WRITTEN EXERCISE:
Images should be left out, and everything else in the listing reproduced exactly.

GIVEN MATERIAL:
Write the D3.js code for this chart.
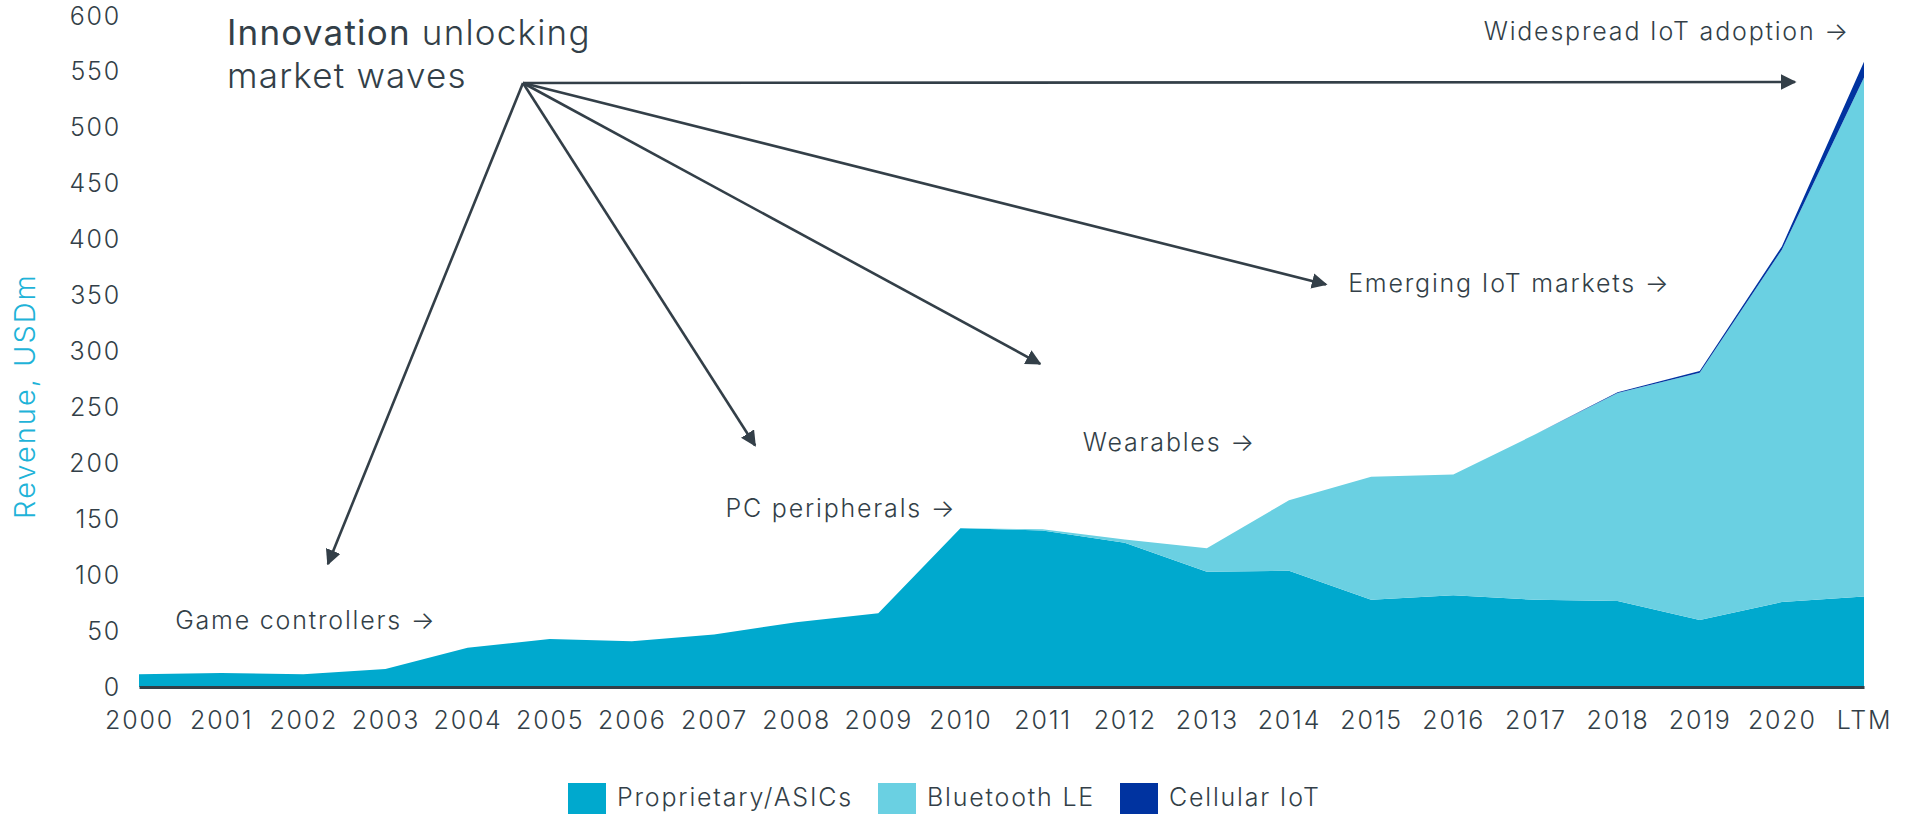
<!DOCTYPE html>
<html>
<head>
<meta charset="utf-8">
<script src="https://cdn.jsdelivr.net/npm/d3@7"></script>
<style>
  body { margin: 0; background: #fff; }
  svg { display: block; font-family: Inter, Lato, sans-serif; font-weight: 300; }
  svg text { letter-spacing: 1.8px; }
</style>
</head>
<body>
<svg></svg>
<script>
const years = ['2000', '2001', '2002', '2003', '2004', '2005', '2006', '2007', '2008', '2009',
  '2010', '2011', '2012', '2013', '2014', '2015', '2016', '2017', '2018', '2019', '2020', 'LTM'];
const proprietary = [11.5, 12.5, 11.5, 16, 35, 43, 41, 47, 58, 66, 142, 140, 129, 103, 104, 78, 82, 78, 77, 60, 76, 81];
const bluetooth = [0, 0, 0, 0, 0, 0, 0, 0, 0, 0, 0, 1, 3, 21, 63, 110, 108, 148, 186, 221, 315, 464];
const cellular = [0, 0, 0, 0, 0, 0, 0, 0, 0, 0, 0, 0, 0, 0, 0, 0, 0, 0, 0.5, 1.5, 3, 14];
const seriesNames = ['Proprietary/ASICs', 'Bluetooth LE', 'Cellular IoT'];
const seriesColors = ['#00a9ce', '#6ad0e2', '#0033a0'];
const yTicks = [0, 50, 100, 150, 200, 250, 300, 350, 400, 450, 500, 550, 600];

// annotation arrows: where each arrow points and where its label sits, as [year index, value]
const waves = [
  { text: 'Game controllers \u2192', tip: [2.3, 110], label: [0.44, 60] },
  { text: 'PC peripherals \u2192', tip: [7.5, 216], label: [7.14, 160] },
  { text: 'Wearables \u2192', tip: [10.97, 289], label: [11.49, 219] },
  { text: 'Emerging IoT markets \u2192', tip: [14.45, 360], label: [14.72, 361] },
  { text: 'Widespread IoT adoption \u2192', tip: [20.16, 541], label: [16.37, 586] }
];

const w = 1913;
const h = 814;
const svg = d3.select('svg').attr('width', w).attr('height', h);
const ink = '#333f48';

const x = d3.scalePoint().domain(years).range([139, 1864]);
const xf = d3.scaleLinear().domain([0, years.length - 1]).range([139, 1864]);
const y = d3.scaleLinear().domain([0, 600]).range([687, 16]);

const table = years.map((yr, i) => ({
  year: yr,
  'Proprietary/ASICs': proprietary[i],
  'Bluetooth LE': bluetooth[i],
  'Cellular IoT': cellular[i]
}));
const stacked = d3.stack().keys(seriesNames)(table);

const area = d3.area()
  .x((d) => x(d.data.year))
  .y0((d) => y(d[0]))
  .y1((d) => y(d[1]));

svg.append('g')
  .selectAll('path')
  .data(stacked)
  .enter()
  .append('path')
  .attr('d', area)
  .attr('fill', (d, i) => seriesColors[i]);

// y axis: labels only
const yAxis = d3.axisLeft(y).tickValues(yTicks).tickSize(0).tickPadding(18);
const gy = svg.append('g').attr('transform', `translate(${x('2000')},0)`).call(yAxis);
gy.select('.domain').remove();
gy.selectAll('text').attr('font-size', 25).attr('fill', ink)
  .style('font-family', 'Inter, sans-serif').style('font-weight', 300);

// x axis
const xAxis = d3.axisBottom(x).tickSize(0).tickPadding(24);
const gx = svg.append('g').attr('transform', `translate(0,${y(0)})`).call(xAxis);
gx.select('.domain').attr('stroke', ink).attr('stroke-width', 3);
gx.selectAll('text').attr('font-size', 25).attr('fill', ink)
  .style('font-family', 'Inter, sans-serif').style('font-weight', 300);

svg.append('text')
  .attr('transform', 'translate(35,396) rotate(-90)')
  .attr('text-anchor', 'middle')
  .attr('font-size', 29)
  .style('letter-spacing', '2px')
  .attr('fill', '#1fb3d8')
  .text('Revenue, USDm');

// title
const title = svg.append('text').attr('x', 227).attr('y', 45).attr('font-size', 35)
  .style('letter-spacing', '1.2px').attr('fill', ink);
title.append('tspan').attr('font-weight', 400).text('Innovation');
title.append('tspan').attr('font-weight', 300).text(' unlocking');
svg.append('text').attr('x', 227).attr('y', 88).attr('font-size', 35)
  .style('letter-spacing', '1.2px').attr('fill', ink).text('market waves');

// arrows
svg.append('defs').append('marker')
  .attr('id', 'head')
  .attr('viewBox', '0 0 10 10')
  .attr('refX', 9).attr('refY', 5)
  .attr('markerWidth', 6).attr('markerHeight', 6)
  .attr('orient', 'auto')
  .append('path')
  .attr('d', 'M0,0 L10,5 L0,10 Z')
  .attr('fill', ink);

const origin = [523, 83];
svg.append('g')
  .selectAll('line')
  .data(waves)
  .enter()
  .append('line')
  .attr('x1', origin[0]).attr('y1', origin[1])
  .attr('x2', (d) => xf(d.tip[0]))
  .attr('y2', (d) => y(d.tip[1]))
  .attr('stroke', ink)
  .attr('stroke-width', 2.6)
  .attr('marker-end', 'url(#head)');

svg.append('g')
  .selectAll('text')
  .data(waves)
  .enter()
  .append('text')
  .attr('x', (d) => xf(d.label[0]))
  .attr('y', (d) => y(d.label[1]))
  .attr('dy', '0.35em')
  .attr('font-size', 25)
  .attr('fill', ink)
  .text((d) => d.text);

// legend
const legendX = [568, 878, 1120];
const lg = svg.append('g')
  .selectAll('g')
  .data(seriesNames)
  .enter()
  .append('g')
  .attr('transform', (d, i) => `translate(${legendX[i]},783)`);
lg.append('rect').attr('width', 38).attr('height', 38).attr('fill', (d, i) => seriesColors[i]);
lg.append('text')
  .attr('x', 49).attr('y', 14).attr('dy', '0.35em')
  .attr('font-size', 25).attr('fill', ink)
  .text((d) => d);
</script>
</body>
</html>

FINISHED TASK:
Write the D3.js code for this chart.
<!DOCTYPE html>
<html>
<head>
<meta charset="utf-8">
<script src="https://cdn.jsdelivr.net/npm/d3@7"></script>
<style>
  body { margin: 0; background: #fff; }
  svg { display: block; font-family: Inter, Lato, sans-serif; font-weight: 300; }
  svg text { letter-spacing: 1.8px; }
</style>
</head>
<body>
<svg></svg>
<script>
const years = ['2000', '2001', '2002', '2003', '2004', '2005', '2006', '2007', '2008', '2009',
  '2010', '2011', '2012', '2013', '2014', '2015', '2016', '2017', '2018', '2019', '2020', 'LTM'];
const proprietary = [11.5, 12.5, 11.5, 16, 35, 43, 41, 47, 58, 66, 142, 140, 129, 103, 104, 78, 82, 78, 77, 60, 76, 81];
const bluetooth = [0, 0, 0, 0, 0, 0, 0, 0, 0, 0, 0, 1, 3, 21, 63, 110, 108, 148, 186, 221, 315, 464];
const cellular = [0, 0, 0, 0, 0, 0, 0, 0, 0, 0, 0, 0, 0, 0, 0, 0, 0, 0, 0.5, 1.5, 3, 14];
const seriesNames = ['Proprietary/ASICs', 'Bluetooth LE', 'Cellular IoT'];
const seriesColors = ['#00a9ce', '#6ad0e2', '#0033a0'];
const yTicks = [0, 50, 100, 150, 200, 250, 300, 350, 400, 450, 500, 550, 600];

// annotation arrows: where each arrow points and where its label sits, as [year index, value]
const waves = [
  { text: 'Game controllers \u2192', tip: [2.3, 110], label: [0.44, 60] },
  { text: 'PC peripherals \u2192', tip: [7.5, 216], label: [7.14, 160] },
  { text: 'Wearables \u2192', tip: [10.97, 289], label: [11.49, 219] },
  { text: 'Emerging IoT markets \u2192', tip: [14.45, 360], label: [14.72, 361] },
  { text: 'Widespread IoT adoption \u2192', tip: [20.16, 541], label: [16.37, 586] }
];

const w = 1913;
const h = 814;
const svg = d3.select('svg').attr('width', w).attr('height', h);
const ink = '#333f48';

const x = d3.scalePoint().domain(years).range([139, 1864]);
const xf = d3.scaleLinear().domain([0, years.length - 1]).range([139, 1864]);
const y = d3.scaleLinear().domain([0, 600]).range([687, 16]);

const table = years.map((yr, i) => ({
  year: yr,
  'Proprietary/ASICs': proprietary[i],
  'Bluetooth LE': bluetooth[i],
  'Cellular IoT': cellular[i]
}));
const stacked = d3.stack().keys(seriesNames)(table);

const area = d3.area()
  .x((d) => x(d.data.year))
  .y0((d) => y(d[0]))
  .y1((d) => y(d[1]));

svg.append('g')
  .selectAll('path')
  .data(stacked)
  .enter()
  .append('path')
  .attr('d', area)
  .attr('fill', (d, i) => seriesColors[i]);

// y axis: labels only
const yAxis = d3.axisLeft(y).tickValues(yTicks).tickSize(0).tickPadding(18);
const gy = svg.append('g').attr('transform', `translate(${x('2000')},0)`).call(yAxis);
gy.select('.domain').remove();
gy.selectAll('text').attr('font-size', 25).attr('fill', ink)
  .style('font-family', 'Inter, sans-serif').style('font-weight', 300);

// x axis
const xAxis = d3.axisBottom(x).tickSize(0).tickPadding(24);
const gx = svg.append('g').attr('transform', `translate(0,${y(0)})`).call(xAxis);
gx.select('.domain').attr('stroke', ink).attr('stroke-width', 3);
gx.selectAll('text').attr('font-size', 25).attr('fill', ink)
  .style('font-family', 'Inter, sans-serif').style('font-weight', 300);

svg.append('text')
  .attr('transform', 'translate(35,396) rotate(-90)')
  .attr('text-anchor', 'middle')
  .attr('font-size', 29)
  .style('letter-spacing', '2px')
  .attr('fill', '#1fb3d8')
  .text('Revenue, USDm');

// title
const title = svg.append('text').attr('x', 227).attr('y', 45).attr('font-size', 35)
  .style('letter-spacing', '1.2px').attr('fill', ink);
title.append('tspan').attr('font-weight', 400).text('Innovation');
title.append('tspan').attr('font-weight', 300).text(' unlocking');
svg.append('text').attr('x', 227).attr('y', 88).attr('font-size', 35)
  .style('letter-spacing', '1.2px').attr('fill', ink).text('market waves');

// arrows
svg.append('defs').append('marker')
  .attr('id', 'head')
  .attr('viewBox', '0 0 10 10')
  .attr('refX', 9).attr('refY', 5)
  .attr('markerWidth', 6).attr('markerHeight', 6)
  .attr('orient', 'auto')
  .append('path')
  .attr('d', 'M0,0 L10,5 L0,10 Z')
  .attr('fill', ink);

const origin = [523, 83];
svg.append('g')
  .selectAll('line')
  .data(waves)
  .enter()
  .append('line')
  .attr('x1', origin[0]).attr('y1', origin[1])
  .attr('x2', (d) => xf(d.tip[0]))
  .attr('y2', (d) => y(d.tip[1]))
  .attr('stroke', ink)
  .attr('stroke-width', 2.6)
  .attr('marker-end', 'url(#head)');

svg.append('g')
  .selectAll('text')
  .data(waves)
  .enter()
  .append('text')
  .attr('x', (d) => xf(d.label[0]))
  .attr('y', (d) => y(d.label[1]))
  .attr('dy', '0.35em')
  .attr('font-size', 25)
  .attr('fill', ink)
  .text((d) => d.text);

// legend
const legendX = [568, 878, 1120];
const lg = svg.append('g')
  .selectAll('g')
  .data(seriesNames)
  .enter()
  .append('g')
  .attr('transform', (d, i) => `translate(${legendX[i]},783)`);
lg.append('rect').attr('width', 38).attr('height', 38).attr('fill', (d, i) => seriesColors[i]);
lg.append('text')
  .attr('x', 49).attr('y', 14).attr('dy', '0.35em')
  .attr('font-size', 25).attr('fill', ink)
  .text((d) => d);
</script>
</body>
</html>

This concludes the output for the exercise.